Con Molinari, Folli e Giannino, la Voce Repubblicana risorge a Repubblica
Era il 1986 e la Repubblica festeggiava l’ambitissimo traguardo del sorpasso sul Corriere della Sera, a dieci anni esatti dalla fondazione del quotidiano scalfariano: 515 mila contro 487 mila. Cifre mostruose, di un’altra epoca. Quando in Italia i giornali vendevano sette milioni di copie al giorno (oggi sono meno di due). E trentaquattro anni fa, nel nostro Paese, esistevano ancora gli organi di partito. Come la Voce Repubblicana che, sempre nel 1986, aveva una diffusione di 15 mila copie, quanto l’umanità del Psdi di Pietro Longo e Franco Nicolazzi e mezzo milione in meno di Repubblica.

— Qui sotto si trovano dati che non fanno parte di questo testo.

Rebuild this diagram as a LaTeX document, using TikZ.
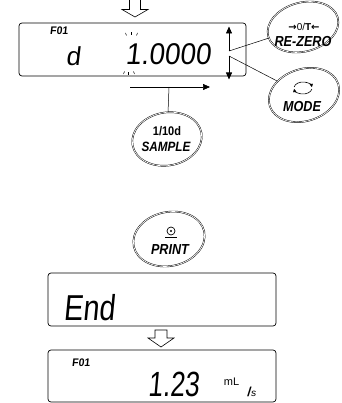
\documentclass[tikz,border=0pt]{standalone}
\usepackage{fontspec}
\setmainfont{Liberation Sans}
\newfontfamily\lcdfont[FakeSlant=0.12]{Liberation Sans}
\newfontfamily\symfont{DejaVu Sans}
\usetikzlibrary{shapes.geometric,arrows.meta}
\begin{document}
\begin{tikzpicture}[x=1pt,y=-1pt,line width=0.6pt,
  lcdbox/.style={draw, rounded corners=3pt, line width=0.7pt, inner sep=0pt},
  btn/.style={draw, ellipse, double, double distance=0.7pt, line width=0.45pt, inner sep=0pt},
  btntxt/.style={inner sep=0pt, font=\fontsize{14.5}{14.5}\selectfont\bfseries\itshape, xscale=0.87},
  lcdtxt/.style={inner sep=0pt, font=\lcdfont\fontsize{#1}{#1}\selectfont},
  lcdsmall/.style={inner sep=0pt, font=\lcdfont\bfseries\fontsize{11}{11}\selectfont, xscale=0.95},
  tip/.style={-{Triangle[length=7pt,width=6pt]}},
  hollow/.style={draw, line width=0.6pt, line join=miter}]
\useasboundingbox (0,0) rectangle (341,403);

% top hollow arrow
\draw[hollow] (129.5,-1) -- (129.5,9.5) -- (122,9.5) -- (135,17) -- (148,9.5) -- (140.5,9.5) -- (140.5,-1);

% first display
\node[lcdbox, minimum width=227pt, minimum height=53pt] (disp1) at (132.5,49.5) {};
\node[lcdsmall] (f1) at (59,31) {F01};
\node[lcdtxt=26] (dchar) at (73,56) {d};
\node[lcdtxt=30, xscale=0.93] (val1) at (168,54.5) {1.0000};
% blink marks
\draw[line width=0.5pt] (125.5,33) -- (126.5,35.5);
\draw[line width=0.5pt] (131.5,32.5) -- (131.5,35.5);
\draw[line width=0.5pt] (137.5,33) -- (136.5,35.5);
\draw[line width=0.5pt] (123.5,74) -- (124.5,71.5);
\draw[line width=0.5pt] (128.5,75) -- (128.5,72);
\draw[line width=0.5pt] (134.5,74) -- (133.5,71.5);

% up / down arrows
\coordinate (j1) at (229,51);
\coordinate (j2) at (229,56);
\draw[tip] (j1) -- (229,26.5);
\draw[tip] (j2) -- (229,79.5);

% RE-ZERO button
\node[btn, minimum width=72pt, minimum height=49pt, rotate=15] (rezero) at (303,27) {};
\node[inner sep=0pt, font=\fontsize{10}{10}\selectfont] (rzsym) at (304,27)
  {{\symfont\bfseries →}0/\textbf{T}{\symfont\bfseries ←}};
\node[btntxt] (rztxt) at (303,41.5) {RE-ZERO};

% MODE button
\node[btn, minimum width=72pt, minimum height=52pt, rotate=18] (mode) at (304,95) {};
\begin{scope}[shift={(303,88)}, line width=0.6pt]
  \draw[-{Triangle[length=3.2pt,width=3.2pt]}] (190:9 and 6) arc[start angle=190, end angle=352, x radius=9, y radius=6];
  \draw[-{Triangle[length=3.2pt,width=3.2pt]}] (10:9 and 6) arc[start angle=10, end angle=172, x radius=9, y radius=6];
\end{scope}
\node[btntxt] (modetxt) at (302,107) {MODE};

% connectors to buttons
\draw[line width=0.5pt] (j1) -- (rezero);
\draw[line width=0.5pt] (j2) -- (mode);

% horizontal arrow and SAMPLE button
\coordinate (h1) at (130,87);
\coordinate (h2) at (210,87);
\coordinate (hm) at (169,87);
\draw[tip] (h1) -- (h2);
\node[btn, minimum width=70pt, minimum height=53pt, rotate=10] (sample) at (167,139) {};
\draw[line width=0.5pt] (hm) -- (sample);
\node[inner sep=0pt, font=\fontsize{12.5}{12.5}\selectfont\bfseries, xscale=0.88] (tenth) at (167,131) {1/10d};
\node[btntxt, font=\fontsize{13.5}{13.5}\selectfont\bfseries\itshape] (sampletxt) at (166,147) {SAMPLE};

% PRINT button
\node[btn, minimum width=72pt, minimum height=54pt, rotate=12] (print) at (169,239) {};
\begin{scope}[shift={(171,231)}]
  \draw[line width=0.7pt] (0,0) circle[radius=4];
  \fill (0,0) circle[radius=1.2];
  \draw[line width=1pt] (-6,6) -- (6,6);
\end{scope}
\node[btntxt] (printtxt) at (170,249.5) {PRINT};

% End display
\node[lcdbox, minimum width=228pt, minimum height=53pt] (disp2) at (162,299.5) {};
\node[lcdtxt=36, xscale=0.8] (endtxt) at (89,308) {End};

% lower hollow arrow
\draw[hollow] (155,330) -- (155,338) -- (148,338) -- (161,347) -- (174,338) -- (167,338) -- (167,330) -- cycle;

% result display
\node[lcdbox, minimum width=228pt, minimum height=52pt] (disp3) at (162,376) {};
\node[lcdsmall] (f2) at (81,362.5) {F01};
\node[lcdtxt=35, xscale=0.75] (val2) at (173.5,384.5) {1.23};
\node[inner sep=0pt, font=\fontsize{11}{11}\selectfont] (unit1) at (231.5,382) {mL};
\node[inner sep=0pt, font=\lcdfont\fontsize{13}{13}\selectfont] (unit2) at (251.5,391.5) {\textbf{/}{\fontsize{10}{10}\selectfont s}};
\end{tikzpicture}
\end{document}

La Voce era il quotidiano del Pri, il partito dell’edera e del Risorgimento ma anche della massoneria, dell’atlantismo e del sionismo. Fino al 1987 ebbe come direttore responsabile Stefano Folli, che oggi di Repubblica è il centravanti di sfondamento anti-contiano, ripreso puntualmente da Dagospia come una sorta di Sibilla Cumana. Folli era il pupillo di Giovannone Spadolini, monarca repubblicano di quell’epoca e che per il suo ego larghissimo venne soprannominato “vice-dio”. Ed era spadoliniana la fucina di talenti che la Voce allevò sotto la sorveglianza folliana. Come un giovanissimo Maurizio Molinari e un Oscar Giannino dalla folta chioma nera e riccia. Un tridente che oggi si ritrova insieme ai piani più alti del quotidiano fondato da Scalfari. Giannino già collabora con Radio Capital e lunedì scorso ha esordito da commentatore su Affari e finanza, l’inserto economico del giornale. Da Giannini a Giannino, cambiando una vocale. E così Repubblica comincia a trasfigurarsi nella Voce di allora, anche per le copie perse nella nuova era di Elkann. Chi l’avrebbe mai detto a quei tre, che negli anni ’ 80 sul quotidiano scalfariano vedevano l’amato Spadolini disegnato da Forattini, nudo e con il pisello piccolo. Un caso di sessismo al contrario e che oggi non la passerebbe liscia. Soprattutto a Repubblica.